Quand futilité rimait avec convivialité et gaieté.

Voici une histoire loufoque pour contrecarrer la fausse tristesse du texte précédent. En écrivant celui-ci, je ne prends aucun risque, vous me connaissez désormais, j’ai peu de chances de passer pour un timbré.

J’ai longtemps été maire de l’Aratasca, une contrée perdue à la périphérie de Lévie, toujours élu à l’unanimité comme du temps du Politburo en ex URSS.

Nous étions quatre habitants, quatre inscrits, quatre votants, j’ai toujours raflé la totalité des suffrages. Un temps béni sous la Zinella, l’endroit que j’ai créé pour les festivités estivales. Saint Louis rendait la justice sous un chêne, je décernais les diplômes à la lueur de mon four à bois, fait de mes mains, avant de déguster les plats qui sortaient de ses entrailles. J’administrais ma « commune » à la cocotte en fonte, la cuillère de bois et le rouleau à pâtisserie confectionné avec un morceau de manche de pioche… c’est du solide, du costaud !

J’avais construit un pilier, un temps resté inutile, qui faisait jaser les visiteurs. Je l’ai affublé d’une casquette en tuile, lui ai collé une corne taillée dans une branche de chêne et l’ai baptisé « Bison écorné » (Il manquait la deuxième). Ce totem m’a permis d’enterrer la hache de guerre et fumer le calumet de la paix avec ceux qui me charriaient. Il avait retrouvé une utilité puisqu’il surveillait la vallée d’Archigna, toujours en alerte pour nous avertir en cas d’attaque ennemie.

Le parpaing d’or pour Louis, la brouette de platine pour Ferdinand, le barbecue à air pulsé de Sylvain que j’avais hautement diplômé pour sa trouvaille, la merguez de vermeille pour Danielle et ses couscous réputés… que des occasions pour sortir mon écharpe d’édile local et mon poème de circonstance. Souvent c’était la surprise. Personne ne s’attendait à ces célébrations occultes. Beaucoup d’éclats de rires sont montés des surprises, des larmes ont échappé parfois, tellement le sérieux de la facétie ressemblait au réel. Nous étions des enfants qui jouions aux adultes avec dérision comme les stoïciens de l’Antiquité festoyaient avec un cadavre sur la table pour rappeler à chacun ce que la vie nous réserve.

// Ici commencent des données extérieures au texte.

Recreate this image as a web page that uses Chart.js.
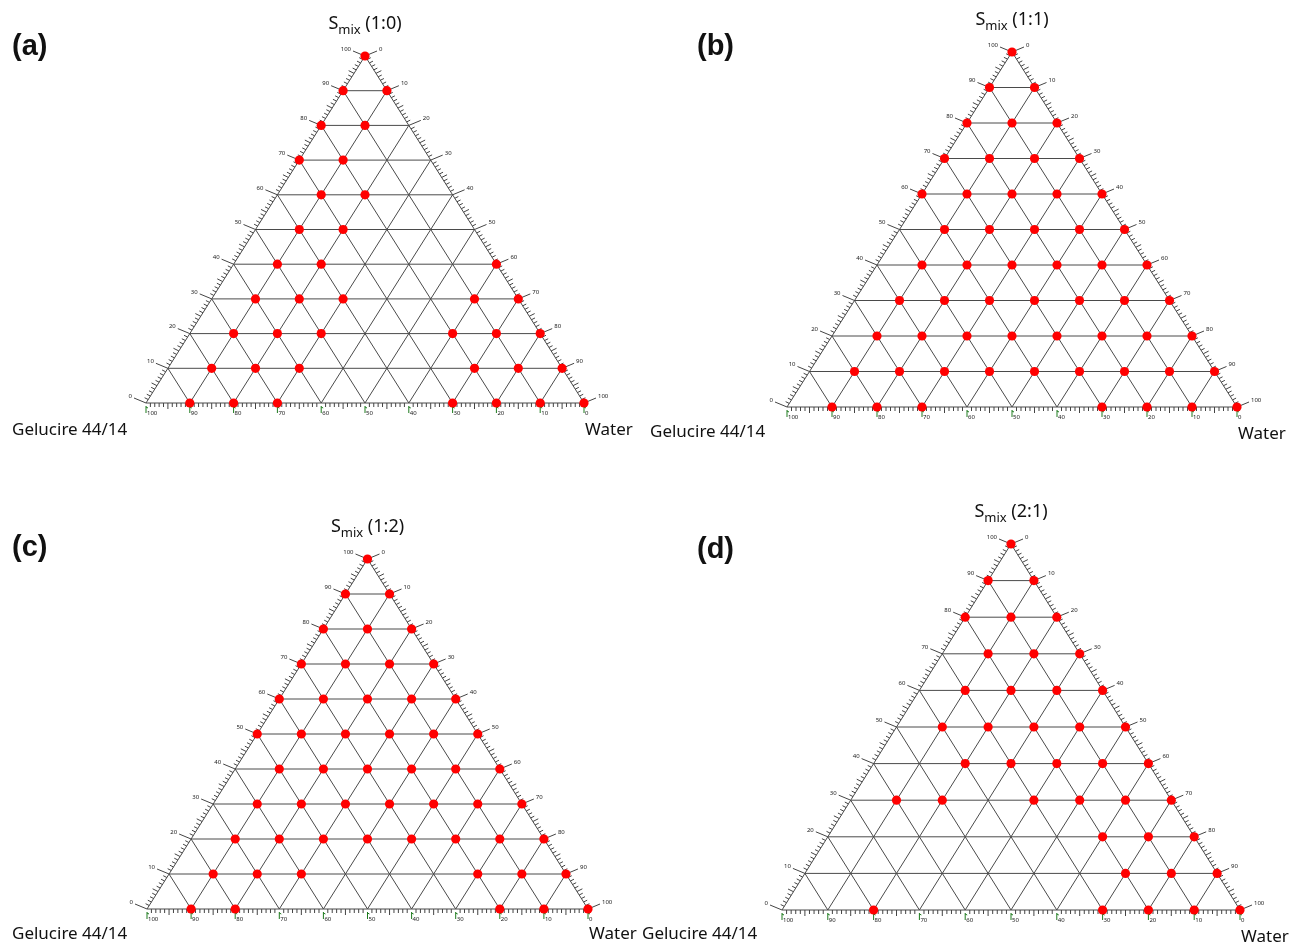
<!DOCTYPE html>
<html>
<head>
<meta charset="utf-8">
<script src="https://cdn.jsdelivr.net/npm/chart.js@4.4.1/dist/chart.umd.min.js"></script>
<style>
  html, body { margin: 0; padding: 0; background: #fff; }
  body { width: 1290px; height: 944px; position: relative; overflow: hidden; }
  canvas { position: absolute; }
</style>
</head>
<body>
<canvas id="chartA" width="640" height="470" style="left:0;top:0"></canvas>
<canvas id="chartB" width="650" height="470" style="left:640px;top:0"></canvas>
<canvas id="chartC" width="640" height="474" style="left:0;top:470px"></canvas>
<canvas id="chartD" width="650" height="474" style="left:640px;top:470px"></canvas>
<script>
// Compositions (%) of the tested points, row by row from the Smix apex down.
// Gelucire 44/14 = 100 - Smix - Water

// (a) Smix 1:0
const smixA  = [100, 90, 90, 80, 80, 70, 70, 60, 60, 50, 50, 40, 40, 40,
                30, 30, 30, 30, 30, 20, 20, 20, 20, 20, 20,
                10, 10, 10, 10, 10, 10, 0, 0, 0, 0, 0, 0, 0];
const waterA = [0, 0, 10, 0, 10, 0, 10, 10, 20, 10, 20, 10, 20, 60,
                10, 20, 30, 60, 70, 10, 20, 30, 60, 70, 80,
                10, 20, 30, 70, 80, 90, 10, 20, 30, 70, 80, 90, 100];

// (b) Smix 1:1
const smixB  = [100, 90, 90, 80, 80, 80, 70, 70, 70, 70, 60, 60, 60, 60, 60,
                50, 50, 50, 50, 50, 40, 40, 40, 40, 40, 40,
                30, 30, 30, 30, 30, 30, 30, 20, 20, 20, 20, 20, 20, 20, 20,
                10, 10, 10, 10, 10, 10, 10, 10, 10, 0, 0, 0, 0, 0, 0, 0];
const waterB = [0, 0, 10, 0, 10, 20, 0, 10, 20, 30, 0, 10, 20, 30, 40,
                10, 20, 30, 40, 50, 10, 20, 30, 40, 50, 60,
                10, 20, 30, 40, 50, 60, 70, 10, 20, 30, 40, 50, 60, 70, 80,
                10, 20, 30, 40, 50, 60, 70, 80, 90, 10, 20, 30, 70, 80, 90, 100];

// (c) Smix 1:2
const smixC  = [100, 90, 90, 80, 80, 80, 70, 70, 70, 70, 60, 60, 60, 60, 60,
                50, 50, 50, 50, 50, 50, 40, 40, 40, 40, 40, 40,
                30, 30, 30, 30, 30, 30, 30, 20, 20, 20, 20, 20, 20, 20, 20,
                10, 10, 10, 10, 10, 10, 0, 0, 0, 0, 0];
const waterC = [0, 0, 10, 0, 10, 20, 0, 10, 20, 30, 0, 10, 20, 30, 40,
                0, 10, 20, 30, 40, 50, 10, 20, 30, 40, 50, 60,
                10, 20, 30, 40, 50, 60, 70, 10, 20, 30, 40, 50, 60, 70, 80,
                10, 20, 30, 70, 80, 90, 10, 20, 80, 90, 100];

// (d) Smix 2:1
const smixD  = [100, 90, 90, 80, 80, 80, 70, 70, 70, 60, 60, 60, 60,
                50, 50, 50, 50, 50, 40, 40, 40, 40, 40,
                30, 30, 30, 30, 30, 30, 20, 20, 20, 10, 10, 10, 0, 0, 0, 0, 0];
const waterD = [0, 0, 10, 0, 10, 20, 10, 20, 30, 10, 20, 30, 40,
                10, 20, 30, 40, 50, 20, 30, 40, 50, 60,
                10, 20, 40, 50, 60, 70, 60, 70, 80, 70, 80, 90, 20, 70, 80, 90, 100];

// axis graduations (every 10 %)
const axisTicks = [0, 10, 20, 30, 40, 50, 60, 70, 80, 90, 100];

const GRID = '#4a4a4a';
const TEXT = '#222';
const LABEL_FONT = '"Noto Sans", "Open Sans", sans-serif';

function toXY(chart, smix, water) {
  return [chart.scales.x.getPixelForValue(water + smix / 2),
          chart.scales.y.getPixelForValue(smix)];
}

function line(ctx, a, b) {
  ctx.moveTo(a[0], a[1]);
  ctx.lineTo(b[0], b[1]);
}

const ternaryPlugin = {
  id: 'ternary',
  beforeDatasetsDraw(chart, args, opts) {
    const ctx = chart.ctx;
    ctx.save();

    // grid + border
    ctx.strokeStyle = GRID;
    ctx.lineWidth = 1;
    ctx.beginPath();
    axisTicks.forEach(v => {
      if (v === 0 || v === 100) return;
      line(ctx, toXY(chart, v, 0), toXY(chart, v, 100 - v));
      line(ctx, toXY(chart, 0, v), toXY(chart, 100 - v, v));
      line(ctx, toXY(chart, 0, 100 - v), toXY(chart, 100 - v, 0));
    });
    line(ctx, toXY(chart, 0, 0), toXY(chart, 0, 100));
    line(ctx, toXY(chart, 0, 100), toXY(chart, 100, 0));
    line(ctx, toXY(chart, 100, 0), toXY(chart, 0, 0));
    ctx.stroke();

    // minor ticks every 1 %
    ctx.strokeStyle = '#444';
    ctx.beginPath();
    for (let t = 0; t <= 100; t++) {
      if (t % 10 === 0) continue;
      const len = t % 5 === 0 ? 6 : 4;
      // left edge (Smix)
      let p = toXY(chart, t, 0);
      line(ctx, p, [p[0] - len * 0.9, p[1] - len * 0.45]);
      // right edge (Water)
      p = toXY(chart, t, 100 - t);
      line(ctx, p, [p[0] + len * 0.9, p[1] - len * 0.45]);
      // bottom edge (Gelucire)
      p = toXY(chart, 0, t);
      line(ctx, p, [p[0], p[1] + len]);
    }
    ctx.stroke();

    // major leaders + labels
    ctx.font = '6px ' + LABEL_FONT;
    ctx.textBaseline = 'middle';
    axisTicks.forEach(v => {
      ctx.strokeStyle = '#444';
      ctx.beginPath();
      let p = toXY(chart, v, 0);
      line(ctx, p, [p[0] - 12, p[1] - 5]);
      let q = toXY(chart, v, 100 - v);
      line(ctx, q, [q[0] + 12, q[1] - 5]);
      ctx.stroke();
      ctx.fillStyle = TEXT;
      ctx.textAlign = 'right';
      ctx.fillText(String(v), p[0] - 14, p[1] - 7);
      ctx.textAlign = 'left';
      ctx.fillText(String(100 - v), q[0] + 14, q[1] - 7);

      // bottom: green marker + label
      const b = toXY(chart, 0, v);
      ctx.strokeStyle = '#1d7a1d';
      ctx.beginPath();
      line(ctx, [b[0], b[1] + 3], [b[0], b[1] + 10]);
      line(ctx, [b[0], b[1] + 4], [b[0] + 2, b[1] + 5]);
      ctx.stroke();
      ctx.fillStyle = TEXT;
      ctx.textAlign = 'left';
      ctx.fillText(String(100 - v), b[0] + 1, b[1] + 10);
    });
    ctx.restore();
  },
  afterDraw(chart, args, opts) {
    const ctx = chart.ctx;
    const area = chart.chartArea;
    ctx.save();
    ctx.fillStyle = '#111';
    ctx.textBaseline = 'middle';

    // panel letter
    ctx.font = 'bold 29px "Liberation Sans", Arial, sans-serif';
    ctx.textAlign = 'left';
    ctx.fillText(opts.letter, opts.letterX, opts.letterY);

    // S_mix (ratio) above apex
    const cx = (area.left + area.right) / 2;
    const ty = area.top - 32;
    const big = '18px ' + LABEL_FONT, small = '13px ' + LABEL_FONT;
    ctx.font = big;
    const wS = ctx.measureText('S').width;
    const wR = ctx.measureText(' ' + opts.ratio).width;
    ctx.font = small;
    const wM = ctx.measureText('mix').width;
    let x = cx - (wS + wM + wR) / 2;
    ctx.font = big;
    ctx.fillText('S', x, ty);
    ctx.font = small;
    ctx.fillText('mix', x + wS, ty + 6);
    ctx.font = big;
    ctx.fillText(' ' + opts.ratio, x + wS + wM, ty);

    // vertex names
    ctx.font = '17px ' + LABEL_FONT;
    ctx.fillText('Gelucire 44/14', opts.gelX, area.bottom + opts.nameDy);
    ctx.fillText('Water', area.right + 1, area.bottom + opts.nameDy + opts.waterDy);
    ctx.restore();
  }
};

function makeTernary(id, smix, water, pad, texts) {
  new Chart(document.getElementById(id), {
    type: 'scatter',
    data: {
      datasets: [{
        data: smix.map((s, k) => ({ x: water[k] + s / 2, y: s })),
        backgroundColor: '#ff0000',
        borderWidth: 0,
        pointRadius: 4.6,
        pointHoverRadius: 4.6,
        clip: false
      }]
    },
    options: {
      responsive: false,
      animation: false,
      layout: { padding: pad },
      scales: {
        x: { type: 'linear', min: 0, max: 100, display: false },
        y: { type: 'linear', min: 0, max: 100, display: false }
      },
      plugins: {
        legend: { display: false },
        tooltip: { enabled: false },
        ternary: texts
      }
    },
    plugins: [ternaryPlugin]
  });
}

makeTernary('chartA', smixA, waterA,
  { left: 146, right: 56, top: 56, bottom: 67 },
  { letter: '(a)', letterX: 12, letterY: 47, ratio: '(1:0)', gelX: 12, nameDy: 27, waterDy: 0 });
makeTernary('chartB', smixB, waterB,
  { left: 147, right: 53, top: 52, bottom: 63 },
  { letter: '(b)', letterX: 57, letterY: 47, ratio: '(1:1)', gelX: 10, nameDy: 25, waterDy: 2 });
makeTernary('chartC', smixC, waterC,
  { left: 147, right: 52, top: 89, bottom: 35 },
  { letter: '(c)', letterX: 12, letterY: 78, ratio: '(1:2)', gelX: 12, nameDy: 25, waterDy: 0 });
makeTernary('chartD', smixD, waterD,
  { left: 142, right: 50, top: 74, bottom: 34 },
  { letter: '(d)', letterX: 57, letterY: 80, ratio: '(2:1)', gelX: 2, nameDy: 24, waterDy: 3 });
</script>
</body>
</html>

Un carpe diem nocturne qui s’éternisait jusque très tard dans la nuit, quand ce n’était jusqu’au lever du jour. Vous l’avez compris, les tablées étaient bien garnies dépassant largement le nombre des résidents.

Nous avons refait le monde aux alentours de minuit mais très peu et nous n’y croyions guère. Nous argumentions  d’élucubrations débridées pour surchauffer l’ambiance du mois d’août.

Il nous est arrivé de nous taire pour localiser quelqu’un qui sifflait dans la nuit. Quelqu’un qui sifflait, s’arrêtait sous nos menaces verbales et reprenait un peu plus tard. Lorsqu’un vol frisa nos têtes et vint se planter à quelques mètres de nous sur la barrière : un hibou moyen-duc jouait au gendarme avec son sifflet réprobateur, nous rappelant que si nous étions en rase campagne, la faune locale avait besoin de se reposer aussi.

Comme pour ressembler à la grande histoire, tout fout l’camp, la p’tite histoire de l’Aratasca n’a pas échappé à la règle. Je ne suis plus maire, nous ne sommes plus que deux.

J’ai démissionné de mon poste confortable pour échapper à l’échec. Imaginez que ma femme vote contre moi… Je serais condamné au ballotage perpétuel et la chambre deviendrait ingouvernable.

Au fait, de quelle chambre parlais-je ?
Des deux, Monsieur le Maire !

Photo : Même sans lunettes, Louis le récipiendaire du « parpaing d’or » n’avait aucun mal à imiter le chanteur Carlos. Il était maçon. Son frère Ferdinand connu pour ses travaux imaginaires au Costa Rica puisque simple terrassier, avait obtenu la brouette de platine. C’était pour moi l’occasion de célébrer ces gens laborieux dont on ne parle jamais. Ils apportaient leur savoir-faire sans lequel rien ne se construit. Ce texte à notre mesure est l’occasion de leur rendre hommage aussi.

2 Comments

  1. J’ai l’impression de vous voir assis autour d’un repas qui s’éternise, sous le ciel noir étoilé comme il n’en existe qu’en corse, à raconter des histoires hilarantes, avec au loin le chant du « tchochu »…souvenirs d’une nuit d’été…dommage que tes administrés ait déserté le lieu , à deux c’est moins marrant..mais peut etre certains viennent t-ils te saluer de temps en temps pour faire revivre ces moments la ! En tout cas l’humour et la nostalgie nous font partager avec toi ces instants magiques!!